What is a driving video?

[–]Sixhaunt[S] 8 points9 points  (1 child)

the video that has the expressions and emotions that the picture is then animating from. Originally it was a tiktoker making the facial expressions (a brunette woman with a completely different face than the video above). The Thin-Plate Ai then mapped the motion from the video onto the image of the person that I created with AI. The result was 256x256 though so I had to upsize and fix the faces after.

[–]Etonet 0 points1 point  (0 children)

I see, thanks! Very cool

[–]Pretend-Marsupial258 1 point2 points  (1 child)

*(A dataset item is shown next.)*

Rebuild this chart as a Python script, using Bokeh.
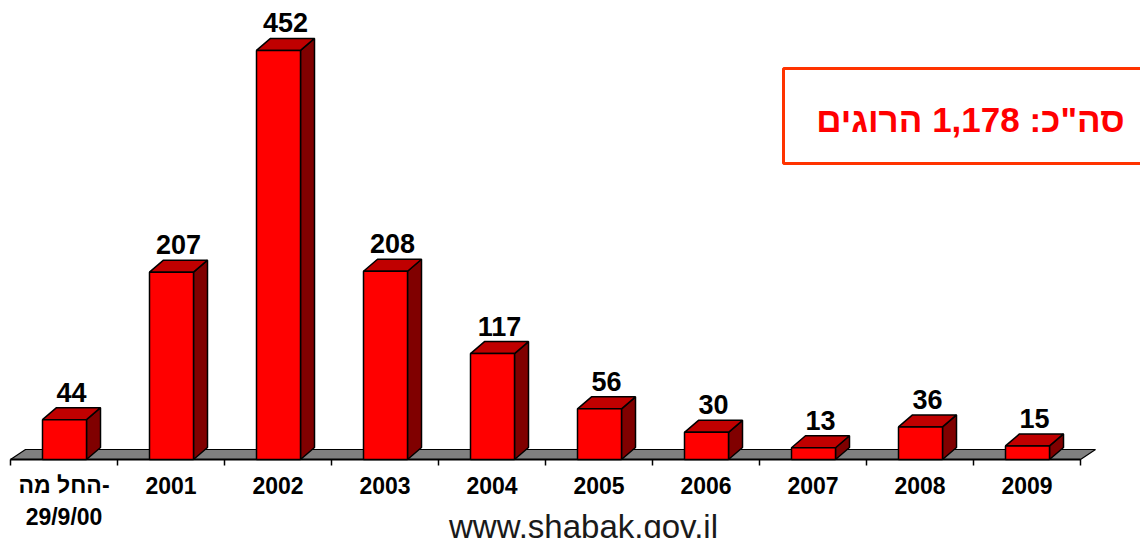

There are video references on the internet for animators. Here's one I found, for example. It requires a login/account, but I bet there are other websites that don't require anything.

Edit: Stock sites like Shutterstock also have videos, but I don't know if the watermark will screw stuff up.

[–]Sixhaunt[S] 0 points1 point  (0 children)

that's a really good idea! Worth registering for if those are free. I'll check it out more today

[–]LetterRip 0 points1 point  (1 child)

Interesting facial expressions video here,

https://www.youtube.com/watch?v=X1osDan-RZQ

[–]Sixhaunt[S] 0 points1 point  (0 children)

oh, thankyou! I was planning to put together a bunch of 2-3s clips for different facial expressions then have it run on each clip. I just need to set up the repo for it then find a bunch of clips but that video seems like it would have a lot of gems. The driving video for the post above was using a similar thing. I was recommended some tiktoker who was changing expressions and stuff but there was a good closeup shot that did consistently well so I pulled from it.

[–]Speedwolf89 38 points39 points  (3 children)

Now THIS is what I've been sticking around in this horny teen infested subreddit for.

[–]pepe256 31 points32 points  (1 child)

You don't think this was also motivated in some way by horniness? We adults are just more subtle about it

[–]Speedwolf89 1 point2 points  (0 children)

Hahh indeed.

[–]dreamer_2142 12 points13 points  (0 children)

Honestly? this is not that bad at all. almost all the upvoted posts are great. few memes too.

[–]Pretty-Spot-6346 16 points17 points  (1 child)

i know some awesome guys gonna make it easy for us, thank you

[–]Sixhaunt[S] 18 points19 points  (0 children)

I edited my reply to add my google colab for it so you can do it right now with just a square image and a square video clip. Hopefully someone decides to cannibalize my code and make a better more efficient version before I get the chance to though but this is exactly what i used for the video above

[–]Ooze3d 12 points13 points  (3 children)

Amazing results. We’re getting very close to consistent animation and from that point on, the sky is the limit. We’re just a few years apart from actual ai movies.

[–]cool-beans-yeah 1 point2 points  (2 children)

How long you think? 5 years?

[–]Ooze3d 1 point2 points  (1 child)

The way this is going, probably much sooner than I’d consider possible. Conservatively, I’d say end of 2023 for the first few examples of actual short films with a plot (as in “not simply beautiful images edited together”). Probably still glitchy and always assisted by real footage for the movements. After that, another year to get to a point where it’s virtually indistinguishable from something shot on camera, and maybe another year where we can input what we want the subject to do and the use of actual footage is no longer needed.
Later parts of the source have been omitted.